Macroeconomics: The Day Ahead for 23 June

  • G7 flash PMIs in focus, as record Australia Trade surplus, softer Japan and Australia PMIs digested; US New Home Sales and Current Account, Canada Retail Sales; Czech rate decision, Fed and ECB speakers; Germany, UK and US Bond auctions

  • G7 flash PMIs: seen robust across board but little changed outside of Europe services; some risk for manufacturing from bottlenecks, but UK CBI survey suggests large order books underpinning optimism for now

  • Czech rate decision: CNB to follow Hungary’s MNB with rate hike, signal two more rate hikes this year

EVENTS PREVIEW

It will be all eyes on the G7 flash PMIs today, which are accompanied by the overnight Australia Trade, while ahead lie South African CPI, US New Home Sales and Current Account, along with the less than timely Canada Retail Sales. On the central bank front, the Bank of Thailand held rates at 0.50% as expected, while the Czech National Bank is expected to follow Hungary’s MNB yesterday (+30 bps) and embark on a tightening cycle with an initial 25 bps rate hike to 0.50%, with five of its seven board members having signalled that they would support a rate hike at this meeting, and CNB forecasts assuming a further two hikes to 1.0% by year end.
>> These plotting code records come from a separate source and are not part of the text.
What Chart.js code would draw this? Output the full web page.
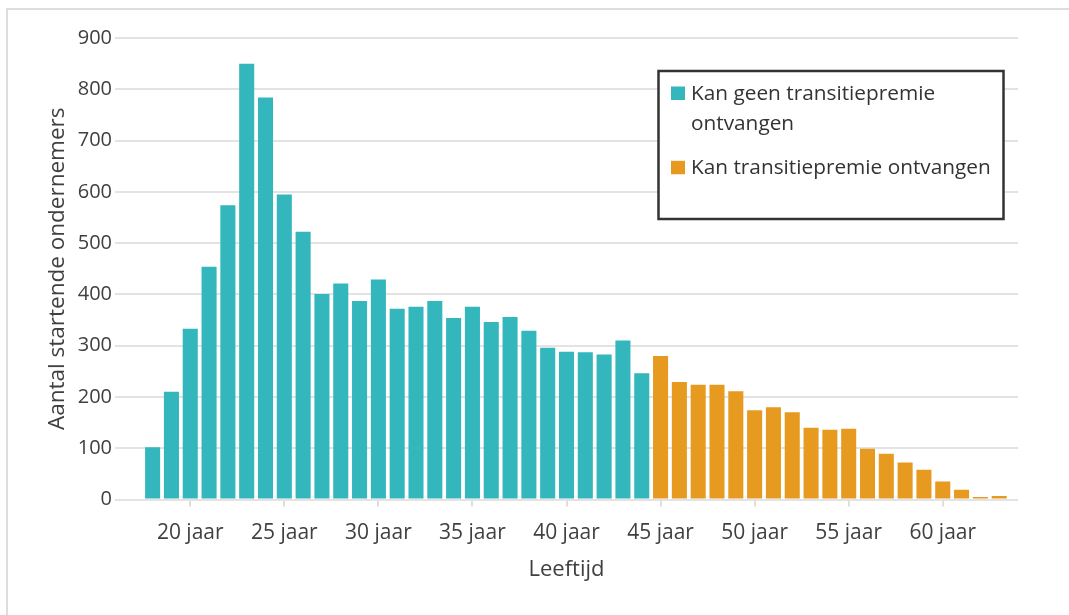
<!DOCTYPE html>
<html>
<head>
<meta charset="utf-8">
<script src="https://cdn.jsdelivr.net/npm/chart.js@4.4.1/dist/chart.umd.min.js"></script>
<style>
  html, body { margin: 0; padding: 0; background: #fff; }
  #wrap { width: 1069px; height: 615px; position: relative; }
</style>
</head>
<body>
<div id="wrap"><canvas id="c" width="1069" height="615"></canvas></div>
<script>
// ---- data ----
const agesNoPremium = [18,19,20,21,22,23,24,25,26,27,28,29,30,31,32,33,34,35,36,37,38,39,40,41,42,43,44];
const valuesNoPremium = [102,210,333,454,574,850,784,595,522,401,421,387,429,372,376,387,354,376,346,356,329,296,288,287,283,310,246];
const agesPremium = [45,46,47,48,49,50,51,52,53,54,55,56,57,58,59,60,61,62,63];
const valuesPremium = [280,229,224,224,211,174,180,170,140,136,138,99,89,72,58,35,19,5,7];
const xTickValues = [20,25,30,35,40,45,50,55,60];
const xTickSuffix = ' jaar';
const seriesLines = [['Kan geen transitiepremie', 'ontvangen'], ['Kan transitiepremie ontvangen']];
const seriesColors = ['#33b6bc', '#e69b20'];
const xTitle = 'Leeftijd';
const yTitle = 'Aantal startende ondernemers';
const yMin = 0, yMax = 900, yStep = 100;

const FONT = '"Open Sans", "DejaVu Sans", sans-serif';
const TXT = '#404040';

const framePlugin = {
  id: 'frame',
  beforeDraw(chart) {
    const ctx = chart.ctx;
    ctx.save();
    ctx.fillStyle = '#ffffff';
    ctx.fillRect(0, 0, chart.width, chart.height);
    ctx.strokeStyle = '#dddddd';
    ctx.lineWidth = 2;
    ctx.strokeRect(7, 9, 1200, 800);
    ctx.restore();
  }
};

const boxLegend = {
  id: 'boxLegend',
  afterDraw(chart) {
    const ctx = chart.ctx;
    ctx.save();
    ctx.fillStyle = '#ffffff';
    ctx.fillRect(658.5, 71, 345, 148);
    ctx.lineWidth = 2.5;
    ctx.strokeStyle = '#333333';
    ctx.strokeRect(658.5, 71, 345, 148);
    ctx.font = '20.8px ' + FONT;
    ctx.textBaseline = 'alphabetic';
    ctx.textAlign = 'left';
    let y = 100;
    chart.data.datasets.forEach((ds, k) => {
      ctx.fillStyle = ds.backgroundColor;
      ctx.fillRect(671, y - 13.5, 14, 13.5);
      ctx.fillStyle = '#333333';
      const lines = seriesLines[k];
      lines.forEach((l, i) => ctx.fillText(l, 691, y + i * 30));
      y += lines.length * 30 + 14.3;
    });
    ctx.restore();
  }
};

const ds1 = agesNoPremium.map((a, i) => ({ x: a, y: valuesNoPremium[i] }));
const ds2 = agesPremium.map((a, i) => ({ x: a, y: valuesPremium[i] }));

new Chart(document.getElementById('c'), {
  type: 'bar',
  data: {
    datasets: [
      { label: seriesLines[0].join(' '), data: ds1, backgroundColor: seriesColors[0] },
      { label: seriesLines[1].join(' '), data: ds2, backgroundColor: seriesColors[1] }
    ]
  },
  options: {
    responsive: false,
    animation: false,
    devicePixelRatio: 1,
    datasets: { bar: { grouped: false, barPercentage: 0.8, categoryPercentage: 1, borderWidth: 0 } },
    layout: { padding: { top: 38, right: 51, left: 0, bottom: 0 } },
    plugins: { legend: { display: false }, tooltip: { enabled: false } },
    scales: {
      x: {
        type: 'linear',
        min: 16, max: 64,
        offset: false,
        afterBuildTicks: s => { s.ticks = xTickValues.map(v => ({ value: v })); },
        afterFit: s => { s.height = 115.5; },
        grid: { offset: false, drawOnChartArea: false, drawTicks: true, tickLength: 7, color: '#dedede', lineWidth: 2 },
        border: { display: false },
        ticks: {
          callback: v => v + xTickSuffix,
          font: { family: FONT, size: 21 }, color: TXT, padding: 14,
          maxRotation: 0, autoSkip: false
        },
        title: { display: true, text: xTitle, font: { family: FONT, size: 22 }, color: TXT, padding: { top: 0, bottom: 32 } }
      },
      y: {
        min: yMin, max: yMax,
        afterFit: s => { s.width = 115; },
        ticks: { stepSize: yStep, padding: 3, font: { family: FONT, size: 20 }, color: TXT },
        grid: { color: '#e3e3e3', lineWidth: 2, drawTicks: false },
        border: { display: false },
        title: { display: true, text: yTitle, font: { family: FONT, size: 22.5 }, color: TXT, padding: { top: 44, bottom: 0 } }
      }
    }
  },
  plugins: [framePlugin, boxLegend]
});
</script>
</body>
</html>
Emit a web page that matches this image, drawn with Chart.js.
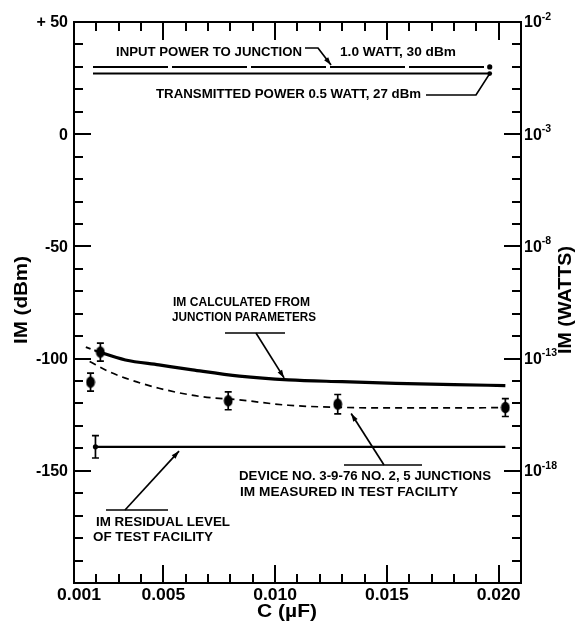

There are also speeches from Fed’s Bowman, Bostic and Rosengren and ECB’s de Guindos, as markets take some comfort from Powell’s comments that the Fed is above all focussed on its employment mandate, and still sees inflation as transient, rather than signalling broad based demand pressures. Govt bond supply comes via way of UK 44-yr Index-Linked, German 15-yr and US 5-yr and FRN 2-yr.

 

G7 – June flash PMIs 

The consensus forecasts for these are typically agnostic (i.e. assuming little change), though European Services are unsurprisingly seen improving as lockdown measures are unwound. The key short-term risks for these surveys is a) that there is some loss of momentum simply because these are diffusion indices, i.e. there is only so long that companies will report business conditions being better than the previous month, and thus see them still reporting solid levels of output, but unchanged vs. prior months, thus weighing on indices. b) The continued and widespread supply chain disruptions appear unlikely to resolve themselves until well in the first half of 2022, and may temper optimism on the outlook, as well as obviously showing up in price pressures and lengthening of supplier delivery times. That said, yesterday’s UK CBI Industrial Trends saw rising output, orders and prices, despite a new all-time low on inventories (see chart); which tends to suggest that optimism remains buoyant due to strong order backlogs, and regardless of suppply chain bottlenecks. This may change if prolonged delays to deliveries result in order cancellations, but that is more likely to be a problem in the latter part of H2.